**DATA PROVIDED:**

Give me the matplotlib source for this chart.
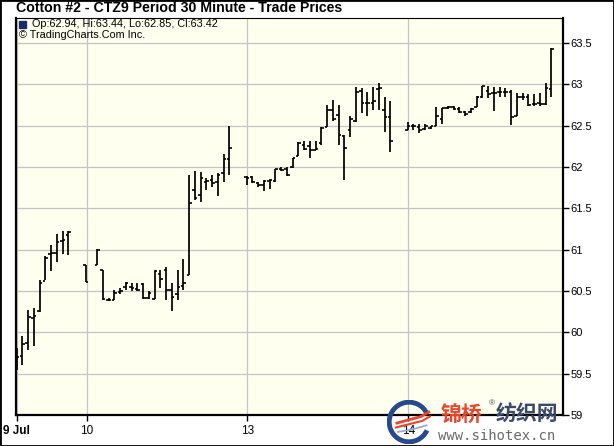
import matplotlib
matplotlib.use('Agg')
import matplotlib.pyplot as plt
from matplotlib.patches import Arc, Rectangle
from matplotlib.ticker import FuncFormatter, FixedLocator

# 30 minute bars; x is the bar slot (28 slots per trading day)
slots = [0, 1, 2, 3, 4, 5, 6, 7, 8, 9,
         12, 14, 15, 16, 17, 18, 19, 20, 21, 22, 23, 24, 25, 26, 27, 28, 29,
         30, 31, 32, 33, 34, 35, 36, 37,
         40, 41, 42, 43, 44, 45, 46, 47, 48, 49, 50, 51, 52, 53, 54, 55, 56,
         57, 58, 59, 60, 61, 62, 63, 64, 65,
         68, 69, 70, 71, 72, 73, 74, 75, 76, 77, 78, 79, 80, 81, 82, 83, 84,
         85, 86, 87, 88, 89, 90, 91, 92, 93]
opens = [59.80, 59.71, 59.87, 60.17, 60.26, 60.62, 60.95, 60.96, 61.10, 61.18,
         60.81, 60.81, 60.75, 60.39, 60.39, 60.49, 60.55, 60.55, 60.52, 60.58, 60.42, 60.40, 60.70, 60.75, 60.51, 60.46, 60.56,
         60.69, 61.72, 61.66, 61.82, 61.84, 61.82, 61.92, 62.09,
         61.88, 61.88, 61.80, 61.78, 61.83, 61.83, 61.97, 61.98, 62.00, 62.13, 62.26, 62.25, 62.21, 62.29, 62.48, 62.69, 62.63,
         62.37, 62.45, 62.56, 62.92, 62.77, 62.77, 62.94, 62.69, 62.60,
         62.44, 62.50, 62.48, 62.46, 62.47, 62.50, 62.58, 62.71, 62.72, 62.70, 62.66, 62.66, 62.72, 62.84, 62.92, 62.89, 62.90,
         62.91, 62.91, 62.62, 62.85, 62.84, 62.76, 62.77, 62.76, 62.94]
highs = [59.81, 59.96, 60.27, 60.29, 60.63, 60.92, 61.05, 61.19, 61.23, 61.23,
         60.81, 61.01, 60.75, 60.41, 60.51, 60.53, 60.61, 60.60, 60.60, 60.60, 60.50, 60.75, 60.75, 60.79, 60.59, 60.75, 60.89,
         61.90, 61.95, 61.94, 61.86, 61.90, 61.92, 62.16, 62.50,
         61.89, 61.89, 61.82, 61.84, 61.85, 61.98, 62.00, 62.00, 62.11, 62.30, 62.31, 62.31, 62.31, 62.48, 62.75, 62.81, 62.75,
         62.38, 62.62, 62.96, 62.95, 62.91, 62.97, 63.01, 62.85, 62.80,
         62.54, 62.52, 62.52, 62.52, 62.50, 62.72, 62.71, 62.73, 62.73, 62.72, 62.68, 62.71, 62.86, 62.98, 62.98, 62.97, 62.96,
         62.95, 62.93, 62.89, 62.89, 62.88, 62.88, 62.89, 63.01, 63.44]
lows = [59.55, 59.60, 59.78, 59.84, 60.24, 60.63, 60.74, 60.85, 60.95, 60.93,
        60.61, 60.81, 60.39, 60.38, 60.39, 60.46, 60.51, 60.50, 60.50, 60.40, 60.40, 60.40, 60.53, 60.39, 60.26, 60.39, 60.51,
        60.69, 61.60, 61.58, 61.72, 61.76, 61.65, 61.82, 61.90,
        61.78, 61.80, 61.76, 61.71, 61.73, 61.82, 61.95, 61.89, 61.99, 62.13, 62.20, 62.11, 62.20, 62.26, 62.48, 62.56, 62.26,
        61.84, 62.36, 62.54, 62.65, 62.62, 62.69, 62.69, 62.42, 62.18,
        62.44, 62.44, 62.41, 62.45, 62.46, 62.50, 62.52, 62.70, 62.69, 62.65, 62.62, 62.65, 62.72, 62.83, 62.83, 62.67, 62.85,
        62.85, 62.51, 62.61, 62.81, 62.74, 62.73, 62.73, 62.75, 62.85]
closes = [59.70, 59.86, 60.18, 60.20, 60.60, 60.90, 60.96, 61.09, 61.12, 61.21,
          60.61, 61.00, 60.40, 60.39, 60.48, 60.50, 60.60, 60.53, 60.51, 60.42, 60.47, 60.74, 60.65, 60.51, 60.43, 60.55, 60.60,
          61.56, 61.62, 61.86, 61.83, 61.81, 61.90, 62.09, 62.23,
          61.86, 61.82, 61.78, 61.83, 61.84, 61.98, 61.96, 61.90, 62.11, 62.29, 62.22, 62.20, 62.22, 62.47, 62.69, 62.58, 62.38,
          62.23, 62.58, 62.90, 62.77, 62.77, 62.80, 62.95, 62.60, 62.31,
          62.50, 62.50, 62.45, 62.50, 62.49, 62.61, 62.71, 62.72, 62.70, 62.66, 62.64, 62.70, 62.84, 62.98, 62.88, 62.89, 62.91,
          62.90, 62.60, 62.85, 62.85, 62.75, 62.76, 62.76, 62.95, 63.42]

day_slots = [0, 12.2, 40.1, 68.1]
day_labels = ['9 Jul', '10', '13', '14']
price_ticks = [59, 59.5, 60, 60.5, 61, 61.5, 62, 62.5, 63, 63.5]

W, H = 614, 446
plt.rcParams['font.family'] = ['Liberation Sans', 'DejaVu Sans']

fig = plt.figure(figsize=(W / 100, H / 100), dpi=100)
fig.set_facecolor('white')

# plot area in pixels: left 16, right 563, top 18, bottom 415
ax = fig.add_axes([16 / W, 1 - 415 / H, (563 - 16) / W, (415 - 18) / H])
ax.set_facecolor('#FFFFEF')
ax.set_xlim(-0.1, 95.0)
ax.set_ylim(59, 63.80)

# grid
ax.xaxis.set_major_locator(FixedLocator(day_slots))
ax.yaxis.set_major_locator(FixedLocator(price_ticks))
ax.grid(True, color='#C4C4C4', linewidth=0.9)
ax.set_axisbelow(True)

# ohlc bars
tick_w = 0.45
xs = [s for s in slots]
ax.vlines(xs, lows, highs, color='black', linewidth=1.25, zorder=3)
ax.hlines(opens, [x - tick_w for x in xs], xs, color='black', linewidth=1.2, zorder=3)
ax.hlines(closes, xs, [x + tick_w for x in xs], color='black', linewidth=1.2, zorder=3)

# axes styling
for side in ['left', 'bottom', 'right']:
    ax.spines[side].set_color('black')
    ax.spines[side].set_linewidth(1.6)
ax.spines['top'].set_color('black')
ax.spines['top'].set_linewidth(0.8)

ax.yaxis.tick_right()
ax.yaxis.set_major_formatter(FuncFormatter(lambda v, p: '%g' % v))
ax.tick_params(axis='y', direction='out', length=4, width=1, pad=1.5, labelsize=8, colors='black')
ax.set_xticklabels(day_labels)
ax.tick_params(axis='x', direction='out', length=4, width=1, pad=3, labelsize=8.5)
ax.get_xticklabels()[0].set_fontweight('bold')

# title and info lines
fig.text(16 / W, 1 - 8 / H, 'Cotton #2 - CTZ9 Period 30 Minute - Trade Prices',
         fontsize=10.2, fontweight='bold', va='center', ha='left')
fig.patches.append(Rectangle((19 / W, 1 - 28 / H), 7 / W, 7 / H, transform=fig.transFigure,
                             facecolor='#1C2A6B', edgecolor='#1C2A6B'))
fig.text(32 / W, 1 - 24 / H, 'Op:62.94, Hi:63.44, Lo:62.85, Cl:63.42',
         fontsize=7.8, va='center', ha='left')
fig.text(19 / W, 1 - 35 / H, '\u00a9 TradingCharts.Com Inc.',
         fontsize=7.8, va='center', ha='left')

# watermark
fig.text(441 / W, 1 - 414 / H, '锦桥', color='#E8462C', fontsize=15, fontweight='bold',
         family=['Noto Sans CJK SC'], va='center', ha='left')
fig.text(489 / W, 1 - 404 / H, '®', color='#3B4A6B', fontsize=6, va='center', ha='left')
fig.text(496 / W, 1 - 414 / H, '纺织网', color='#3B4A6B', fontsize=15, fontweight='bold',
         family=['Noto Sans CJK SC'], va='center', ha='left')
fig.text(438 / W, 1 - 436 / H, 'www.sihotex.cn', color='#6A6A6A', fontsize=10,
         family=['DejaVu Sans Mono'], va='center', ha='left')

lax = fig.add_axes([387 / W, 1 - 444 / H, 44 / W, 44 / H])
lax.set_xlim(-1, 1)
lax.set_ylim(-1, 1)
lax.axis('off')
lax.patch.set_alpha(0)
lax.add_patch(Arc((0, 0), 1.8, 1.8, theta1=25, theta2=335, color='#274A8C', linewidth=3.5))
lax.plot([-0.55, 0.0, 0.55, 0.9], [-0.05, 0.1, 0.25, 0.45], color='#E8462C', linewidth=2)
lax.plot([-0.6, 0.0, 0.6, 0.95], [-0.25, -0.1, 0.05, 0.25], color='#E8462C', linewidth=1.5)
lax.plot([-0.5, 0.1, 0.8], [-0.45, -0.35, -0.15], color='#8FA8D0', linewidth=1.2)

# outer frame
fig.patches.append(Rectangle((0, 0), 1, 1, transform=fig.transFigure, fill=False,
                             edgecolor='black', linewidth=2))

plt.savefig('out.png', dpi=100)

**AIM OF THE EXERCISE:** Pick out the lines above containing the word "matplotlib", then copy them.

**EXERCISE ANSWER:**
Give me the matplotlib source for this chart.
import matplotlib
matplotlib.use('Agg')
import matplotlib.pyplot as plt
from matplotlib.patches import Arc, Rectangle
from matplotlib.ticker import FuncFormatter, FixedLocator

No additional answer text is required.